3. Executing an Action Plan
Young adults need Commitment, Confidence, Concentration & Composure to execute their action plans. They must understand how to talk to themselves. “If” statements give the brain a way out and imply a choice, but “I” statements make commitments. For example, consider the power of “I WILL study and do well” versus “IF I study I will do well.” They need to know that “try” statements like “I’ll try to study” mean more than likely it won’t happen. If they understand the implications of these statements and how to use them in self-talk they will be able to envision where they are going and better execute a plan to get there.
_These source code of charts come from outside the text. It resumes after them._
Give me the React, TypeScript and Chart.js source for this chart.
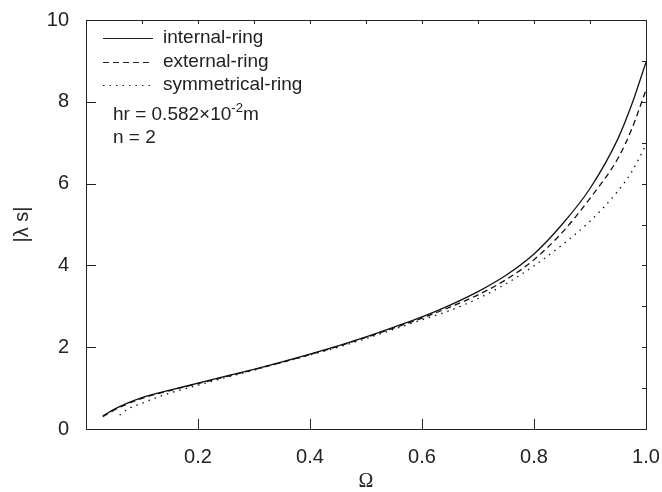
import React, { useEffect, useRef } from "react";
import { Chart, registerables } from "chart.js";

Chart.register(...registerables);

// Ω values for internal / external rings
const omegaIE = [0.03, 0.05, 0.075, 0.1, 0.15, 0.2, 0.25, 0.3, 0.35, 0.4, 0.45, 0.5, 0.55, 0.6, 0.65, 0.7, 0.75, 0.8, 0.85, 0.9, 0.95, 0.975, 1.0];
const internalRing = [0.32, 0.48, 0.64, 0.77, 0.95, 1.12, 1.29, 1.46, 1.64, 1.83, 2.03, 2.25, 2.49, 2.74, 3.03, 3.36, 3.76, 4.28, 5.0, 5.88, 7.1, 7.95, 8.97];
const externalRing = [0.3, 0.46, 0.62, 0.75, 0.94, 1.11, 1.28, 1.45, 1.63, 1.82, 2.02, 2.24, 2.47, 2.71, 2.98, 3.28, 3.65, 4.14, 4.8, 5.64, 6.62, 7.35, 8.29];
// Ω values for symmetrical ring
const omegaS = [0.06, 0.075, 0.1, 0.125, 0.15, 0.2, 0.25, 0.3, 0.35, 0.4, 0.45, 0.5, 0.55, 0.6, 0.65, 0.7, 0.75, 0.8, 0.85, 0.9, 0.95, 0.975, 1.0];
const symmetricalRing = [0.34, 0.49, 0.63, 0.76, 0.88, 1.07, 1.26, 1.44, 1.63, 1.81, 2.0, 2.21, 2.44, 2.67, 2.9, 3.19, 3.55, 3.99, 4.5, 5.08, 5.82, 6.3, 6.95];

const seriesLabels = ["internal-ring", "external-ring", "symmetrical-ring"];
const seriesDash = [[], [6, 4], [1.5, 5]];
const xTicksMajor = [0.2, 0.4, 0.6, 0.8, 1.0];
const xTicksMinor = [0.1, 0.2, 0.3, 0.4, 0.5, 0.6, 0.7, 0.8, 0.9];
const yTicksMajor = [0, 2, 4, 6, 8, 10];
const yTicksMinor = [1, 2, 3, 4, 5, 6, 7, 8, 9];

const FONT = "'Liberation Sans', Arial, Helvetica, sans-serif";

const framePlugin = {
  id: "frameTicks",
  afterDraw(chart: any) {
    const { ctx, chartArea } = chart;
    const xs = chart.scales.x;
    const ys = chart.scales.y;
    const { left, right, top, bottom } = chartArea;
    ctx.save();
    ctx.strokeStyle = "#222";
    ctx.lineWidth = 1;
    ctx.setLineDash([]);
    ctx.strokeRect(left + 0.5, top + 0.5, right - left, bottom - top);
    ctx.beginPath();
    xTicksMajor.forEach((v) => {
      const px = Math.round(xs.getPixelForValue(v)) + 0.5;
      ctx.moveTo(px, bottom);
      ctx.lineTo(px, bottom - 10);
    });
    xTicksMinor.forEach((v) => {
      const px = Math.round(xs.getPixelForValue(v)) + 0.5;
      ctx.moveTo(px, top);
      ctx.lineTo(px, top + 4);
    });
    yTicksMajor.forEach((v) => {
      const py = Math.round(ys.getPixelForValue(v)) + 0.5;
      ctx.moveTo(left, py);
      ctx.lineTo(left + 10, py);
    });
    yTicksMinor.forEach((v) => {
      const py = Math.round(ys.getPixelForValue(v)) + 0.5;
      ctx.moveTo(right, py);
      ctx.lineTo(right - 4, py);
    });
    ctx.stroke();

    // legend
    const lx0 = left + 17;
    const lx1 = left + 67;
    const tx = left + 77;
    const rows = [top + 18, top + 42, top + 65];
    ctx.font = `19px ${FONT}`;
    ctx.fillStyle = "#222";
    ctx.textBaseline = "middle";
    ctx.textAlign = "left";
    rows.forEach((ry, i) => {
      ctx.beginPath();
      ctx.setLineDash(seriesDash[i]);
      ctx.lineWidth = 1.2;
      ctx.moveTo(lx0, ry + 0.5);
      ctx.lineTo(lx1, ry + 0.5);
      ctx.stroke();
      ctx.setLineDash([]);
      ctx.fillText(seriesLabels[i], tx, ry);
    });
    // annotations
    const ax = left + 27;
    const ay1 = top + 95;
    const ay2 = top + 118;
    ctx.font = `19px ${FONT}`;
    const base = "hr = 0.582\u00d710";
    ctx.fillText(base, ax, ay1);
    const w = ctx.measureText(base).width;
    ctx.font = `13px ${FONT}`;
    ctx.fillText("-2", ax + w, ay1 - 7);
    const w2 = ctx.measureText("-2").width;
    ctx.font = `19px ${FONT}`;
    ctx.fillText("m", ax + w + w2, ay1);
    ctx.fillText("n = 2", ax, ay2);
    ctx.restore();
  },
};

export default function App() {
  const ref = useRef<HTMLCanvasElement>(null);
  useEffect(() => {
    if (!ref.current) return;
    const mk = (xs: number[], ys: number[]) => xs.map((x, i) => ({ x, y: ys[i] }));
    const chart = new Chart(ref.current, {
      type: "line",
      data: {
        datasets: [
          { label: seriesLabels[0], data: mk(omegaIE, internalRing), borderDash: seriesDash[0] },
          { label: seriesLabels[1], data: mk(omegaIE, externalRing), borderDash: seriesDash[1] },
          { label: seriesLabels[2], data: mk(omegaS, symmetricalRing), borderDash: seriesDash[2] },
        ].map((d) => ({
          ...d,
          borderColor: "#111",
          borderWidth: 1.3,
          pointRadius: 0,
          fill: false,
          cubicInterpolationMode: "monotone" as const,
        })),
      },
      options: {
        responsive: false,
        animation: false,
        layout: { padding: { top: 20, right: 16, left: 0, bottom: 0 } },
        plugins: { legend: { display: false }, tooltip: { enabled: false } },
        scales: {
          x: {
            type: "linear",
            min: 0,
            max: 1,
            grid: { display: false, drawTicks: false },
            border: { display: false },
            ticks: {
              stepSize: 0.2,
              padding: 16,
              color: "#222",
              font: { size: 20, family: FONT },
              callback: (v: any) => (Number(v) === 0 ? "" : Number(v).toFixed(1)),
            },
            title: {
              display: true,
              text: "\u03a9",
              color: "#222",
              font: { size: 20, family: "'Liberation Serif', 'Times New Roman', serif", lineHeight: 1 },
              padding: 0,
            },
            afterFit: (s: any) => {
              s.height = 63;
              s.paddingLeft = 0;
              s.paddingRight = 0;
            },
          },
          y: {
            type: "linear",
            min: 0,
            max: 10,
            grid: { display: false, drawTicks: false },
            border: { display: false },
            ticks: {
              stepSize: 2,
              padding: 17,
              color: "#222",
              font: { size: 20, family: FONT },
            },
            title: {
              display: true,
              text: "|\u03bb s|",
              color: "#222",
              font: { size: 20, family: FONT },
              padding: { top: 10, bottom: 0 },
            },
            afterFit: (s: any) => {
              s.width = 86;
              s.paddingTop = 0;
              s.paddingBottom = 0;
            },
          },
        },
      },
      plugins: [framePlugin],
    });
    return () => chart.destroy();
  }, []);
  return (
    <div style={{ position: "absolute", left: 0, top: 0, width: 662, height: 492, background: "#fff" }}>
      <canvas ref={ref} width={662} height={492} style={{ width: 662, height: 492 }} />
    </div>
  );
}
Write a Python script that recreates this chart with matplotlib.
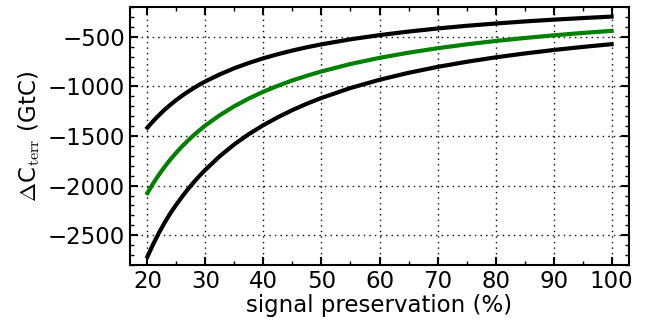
import numpy as np
import matplotlib.pyplot as plt
from matplotlib.ticker import MultipleLocator

plt.rcParams['mathtext.fontset'] = 'cm'

# signal preservation (%)
preservation = [20, 21, 22, 23, 24, 25, 26, 27, 28, 29, 30, 32.5, 35, 37.5, 40,
                42.5, 45, 47.5, 50, 55, 60, 65, 70, 75, 80, 85, 90, 95, 100]
# Delta C_terr (GtC): upper bound, central estimate, lower bound
upper = [-1416, -1349, -1289, -1233, -1183, -1136, -1093, -1053, -1016, -981,
         -949, -878, -816, -763, -716, -675, -638, -605, -576,
         -525, -483, -447, -416, -389, -366, -345, -327, -311, -296]
central = [-2075, -1977, -1889, -1808, -1734, -1666, -1603, -1545, -1491, -1441,
           -1393, -1289, -1199, -1121, -1053, -993, -939, -892, -849,
           -774, -712, -660, -615, -576, -542, -512, -485, -461, -440]
lower = [-2716, -2590, -2475, -2370, -2275, -2190, -2110, -2035, -1965, -1900,
         -1840, -1702, -1583, -1480, -1390, -1310, -1238, -1174, -1116,
         -1016, -933, -863, -803, -752, -707, -668, -633, -602, -574]

fig = plt.figure(figsize=(6.48, 3.21), dpi=100)
ax = fig.add_axes([0.2006, 0.1745, 0.7701, 0.8035])

ax.plot(preservation, upper, color='black', lw=3)
ax.plot(preservation, central, color='green', lw=3)
ax.plot(preservation, lower, color='black', lw=3)

ax.set_xlim(17, 103)
ax.set_ylim(-2800, -200)
ax.xaxis.set_major_locator(MultipleLocator(10))
ax.xaxis.set_minor_locator(MultipleLocator(5))
ax.yaxis.set_major_locator(MultipleLocator(500))
ax.yaxis.set_minor_locator(MultipleLocator(100))
ax.tick_params(which='both', direction='in', top=True, right=True, labelsize=16.5)
ax.tick_params(which='major', length=6, width=1.5)
ax.tick_params(which='minor', length=3, width=1)
for s in ax.spines.values():
    s.set_linewidth(1.5)
ax.grid(True, which='major', linestyle=(0, (1, 3)), color='black', lw=1)

ax.set_xlabel('signal preservation (%)', fontsize=16.5, labelpad=1)
ax.set_ylabel(r'$\Delta$C$_{\rm terr}$ (GtC)', fontsize=16.5)

fig.savefig('out.png', dpi=100)
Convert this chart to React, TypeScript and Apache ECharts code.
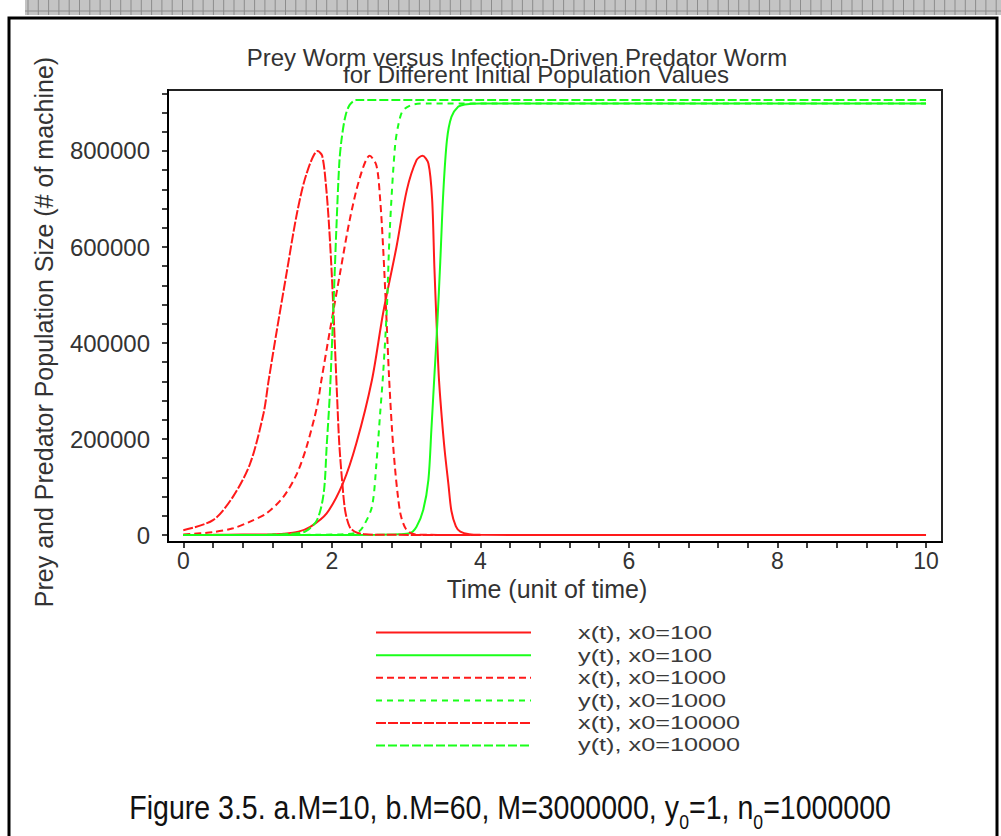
import React, { useEffect, useRef } from "react";
import * as echarts from "echarts";

// ---- data (time, population) ----
const preyX0_100: number[][] = [
  [0, 100], [0.4, 300], [0.8, 800], [1.2, 1500], [1.35, 2500], [1.55, 7000], [1.71, 17000],
  [1.93, 45000], [2.15, 108000], [2.33, 191000], [2.54, 323000], [2.69, 462000],
  [2.87, 600000], [3.01, 719000], [3.14, 781000], [3.22, 790000], [3.3, 774000],
  [3.35, 700000], [3.38, 560000], [3.41, 440000], [3.44, 330000], [3.48, 245000],
  [3.52, 175000], [3.57, 105000], [3.61, 50000], [3.67, 18000], [3.73, 7000],
  [3.85, 1500], [4, 300], [6, 0], [10, 0],
];
const predX0_100: number[][] = [
  [0, 1], [1, 5], [2, 80], [2.6, 600], [2.9, 1500], [3.05, 3500], [3.14, 17000], [3.23, 52000],
  [3.3, 115000], [3.34, 219000], [3.38, 330000], [3.42, 440000], [3.46, 570000],
  [3.5, 712000], [3.55, 823000], [3.61, 871000], [3.7, 892000], [3.79, 897000],
  [4, 899000], [10, 899000],
];
const preyX0_1000: number[][] = [
  [0, 1000], [0.4, 6000], [0.67, 14000], [0.9, 28000], [1.12, 45000], [1.35, 80000],
  [1.53, 128000], [1.66, 184000], [1.8, 267000], [1.86, 323000], [1.975, 427000],
  [2.11, 545000], [2.24, 656000], [2.38, 746000], [2.51, 790000], [2.6, 770000],
  [2.65, 700000], [2.69, 600000], [2.73, 470000], [2.77, 330000], [2.81, 220000],
  [2.85, 140000], [2.89, 80000], [2.93, 40000], [3.0, 12000], [3.1, 2000], [3.3, 300], [4, 0],
];
const predX0_1000: number[][] = [
  [0, 1], [1, 15], [1.8, 400], [2.2, 2000], [2.35, 6000], [2.42, 17000], [2.54, 59000], [2.6, 149000],
  [2.65, 253000], [2.69, 335000], [2.74, 470000], [2.78, 635000], [2.85, 809000],
  [2.9, 858000], [2.96, 885000], [3.1, 897000], [3.3, 899000], [10, 899000],
];
const preyX0_10000: number[][] = [
  [0, 10000], [0.4, 31000], [0.67, 80000], [0.9, 149000], [1.08, 253000], [1.15, 323000],
  [1.26, 427000], [1.39, 545000], [1.53, 670000], [1.66, 753000], [1.81, 800000],
  [1.87, 790000], [1.92, 730000], [1.96, 650000], [2.0, 540000], [2.04, 400000],
  [2.07, 290000], [2.1, 190000], [2.14, 110000], [2.18, 50000], [2.24, 17000],
  [2.32, 6000], [2.45, 1500], [2.6, 500], [4, 0],
];
const predX0_10000: number[][] = [
  [0, 1], [1, 100], [1.5, 3000], [1.65, 8000], [1.8, 31000], [1.89, 87000], [1.93, 184000],
  [1.975, 300000], [2.02, 470000], [2.06, 635000], [2.1, 774000], [2.13, 823000],
  [2.18, 871000], [2.24, 896000], [2.33, 906000], [10, 906000],
];

const xLabelValues = [0, 2, 4, 6, 8, 10];
const xTickValues = [
  0, 0.4, 0.8, 1.2, 1.6, 2, 2.4, 2.8, 3.2, 3.6, 4, 4.4, 4.8, 5.2, 5.6, 6, 6.4, 6.8, 7.2, 7.6,
  8, 8.4, 8.8, 9.2, 9.6, 10,
];
const yLabelValues = [0, 200000, 400000, 600000, 800000];
const yTickValues = [
  0, 40000, 80000, 120000, 160000, 200000, 240000, 280000, 320000, 360000, 400000, 440000,
  480000, 520000, 560000, 600000, 640000, 680000, 720000, 760000, 800000, 840000, 880000, 920000,
];

const seriesNames = [
  "x(t), x0=100",
  "y(t), x0=100",
  "x(t), x0=1000",
  "y(t), x0=1000",
  "x(t), x0=10000",
  "y(t), x0=10000",
];

const titleLine1 = "Prey Worm versus Infection-Driven Predator Worm";
const titleLine2 = "for Different Initial Population Values";
const xAxisTitle = "Time (unit of time)";
const yAxisTitle = "Prey and Predator Population Size (# of machine)";
const caption = "Figure 3.5. a.M=10, b.M=60, M=3000000, y{sub|0}=1, n{sub|0}=1000000";

const FONT = "'Liberation Sans', Arial, sans-serif";
const RED = "#ff1a1a";
const GREEN = "#1aff1a";

export default function App() {
  const ref = useRef<HTMLDivElement>(null);

  useEffect(() => {
    if (!ref.current) return;
    const chart = echarts.init(ref.current, null, { renderer: "svg" });

    const mk = (name: string, data: number[][], color: string, dash: any) => ({
      name,
      type: "line",
      data,
      symbol: "none",
      showSymbol: false,
      smooth: 0.3,
      lineStyle: { color, width: 2, type: dash },
      itemStyle: { color },
      emphasis: { disabled: true },
    });

    const hatchLines: any[] = [];
    for (let x = 28; x < 1001; x += 10.3) {
      hatchLines.push({
        type: "line",
        shape: { x1: x, y1: 0, x2: x, y2: 15 },
        style: { stroke: "#8c8c8c", lineWidth: 1 },
      });
    }

    // legend labels (the reference draws them wide and short)
    const legendLabels = seriesNames.map((name, i) => ({
      type: "text",
      x: 578,
      y: 633 + i * 22.4,
      scaleX: 1.33,
      style: {
        text: name,
        fontSize: 19,
        fill: "#3a3a3a",
        fontFamily: FONT,
        align: "left",
        verticalAlign: "middle",
      },
    }));

    chart.setOption({
      animation: false,
      backgroundColor: "#ffffff",
      grid: {
        left: 168,
        top: 90,
        width: 774,
        height: 452,
        show: true,
        borderColor: "#222",
        borderWidth: 2,
        containLabel: false,
      },
      legend: {
        orient: "vertical",
        left: 375,
        top: 627,
        padding: 0,
        itemWidth: 155,
        itemHeight: 14,
        itemGap: 11.4,
        data: seriesNames,
        formatter: () => "",
        itemStyle: { opacity: 0, color: "rgba(0,0,0,0)", borderColor: "rgba(0,0,0,0)", borderWidth: 0 },
        textStyle: { fontSize: 12, lineHeight: 14, fontFamily: FONT },
      },
      xAxis: {
        type: "value",
        min: -0.206,
        max: 10.215,
        name: xAxisTitle,
        nameLocation: "middle",
        nameGap: 34,
        nameTextStyle: { fontSize: 25, color: "#333", fontFamily: FONT, padding: [0, 16, 0, 0] },
        axisLine: { show: true, onZero: false, lineStyle: { color: "#000", width: 2 } },
        axisTick: { show: true, customValues: xTickValues, length: 6, lineStyle: { color: "#000", width: 1.5 } },
        axisLabel: {
          customValues: xLabelValues,
          fontSize: 23,
          color: "#333",
          fontFamily: FONT,
          margin: 7,
          formatter: (v: number) => String(v),
        },
        splitLine: { show: false },
      },
      yAxis: {
        type: "value",
        min: -14583,
        max: 927083,
        name: yAxisTitle,
        nameLocation: "middle",
        nameRotate: 90,
        nameGap: 112,
        nameTextStyle: { fontSize: 25, color: "#333", fontFamily: FONT, padding: [0, 32, 0, 0] },
        axisLine: { show: true, onZero: false, lineStyle: { color: "#000", width: 2 } },
        axisTick: { show: true, customValues: yTickValues, length: 6, lineStyle: { color: "#000", width: 1.5 } },
        axisLabel: {
          customValues: yLabelValues,
          fontSize: 24,
          color: "#333",
          fontFamily: FONT,
          margin: 18,
          formatter: (v: number) => String(v),
        },
        splitLine: { show: false },
      },
      series: [
        mk(seriesNames[0], preyX0_100, RED, "solid"),
        mk(seriesNames[1], predX0_100, GREEN, "solid"),
        mk(seriesNames[2], preyX0_1000, RED, [7, 4]),
        mk(seriesNames[3], predX0_1000, GREEN, [6, 5]),
        mk(seriesNames[4], preyX0_10000, RED, [10, 2]),
        mk(seriesNames[5], predX0_10000, GREEN, [9, 3]),
      ],
      graphic: [
        { type: "rect", shape: { x: 25, y: 0, width: 976, height: 15 }, style: { fill: "#c4c4c4" }, silent: true },
        ...hatchLines,
        { type: "line", shape: { x1: 25, y1: 11, x2: 1001, y2: 11 }, style: { stroke: "#8c8c8c", lineWidth: 1 } },
        {
          type: "rect",
          shape: { x: 9, y: 18, width: 988, height: 840 },
          style: { fill: "none", stroke: "#000", lineWidth: 3 },
          silent: true,
        },
        ...legendLabels,
        {
          type: "text",
          x: 517,
          y: 65.5,
          style: {
            text: "{l1|" + titleLine1 + "}\n{l2|" + titleLine2 + "}",
            fill: "#333",
            fontFamily: FONT,
            align: "center",
            verticalAlign: "middle",
            rich: {
              l1: { fontSize: 24, lineHeight: 17, fill: "#333", fontFamily: FONT },
              l2: { fontSize: 24, lineHeight: 17, fill: "#333", fontFamily: FONT, padding: [0, 0, 0, 38] },
            },
          },
        },
        {
          type: "text",
          x: 510,
          y: 808,
          scaleX: 0.84,
          style: {
            text: caption,
            fontSize: 34,
            fill: "#111",
            fontFamily: FONT,
            align: "center",
            verticalAlign: "middle",
            rich: {
              sub: { fontSize: 21, fill: "#111", fontFamily: FONT, verticalAlign: "bottom", padding: [0, 0, -7, 0] },
            },
          },
        },
      ],
    });

    return () => chart.dispose();
  }, []);

  return <div ref={ref} style={{ position: "absolute", left: 0, top: 0, width: 1001, height: 836 }} />;
}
4. Self-Advocacy / Self-Care
Do your teens know how to advocate for themselves? When they get a grade they thought should have been better, do they have the courage to approach an adult to plead their case? Do they know how to write a formal email to a teacher? If they are doing the reaching out now instead of you, they will learn how to advocate for themselves. In addition, do they know what to do if they start to feel overwhelmed by or buried under the weight of their school load? My daughter Olivia had a roommate that froze when she felt overwhelmed. Instead of reaching out to ask for help, she hid in her room and counted down the days until she told her parents she was failing all her classes. Needless to say, it was too late to recover when she finally reached out.
It’s great to have our “nests” full. Watching our kids grow, develop and achieve is tremendously rewarding, but the day will come when they must lift off. We want them to feel confident in their ability to manage life on their own, not coming back home to live. Teaching children the above skills will ensure that when it is their time to launch, they are ready to soar!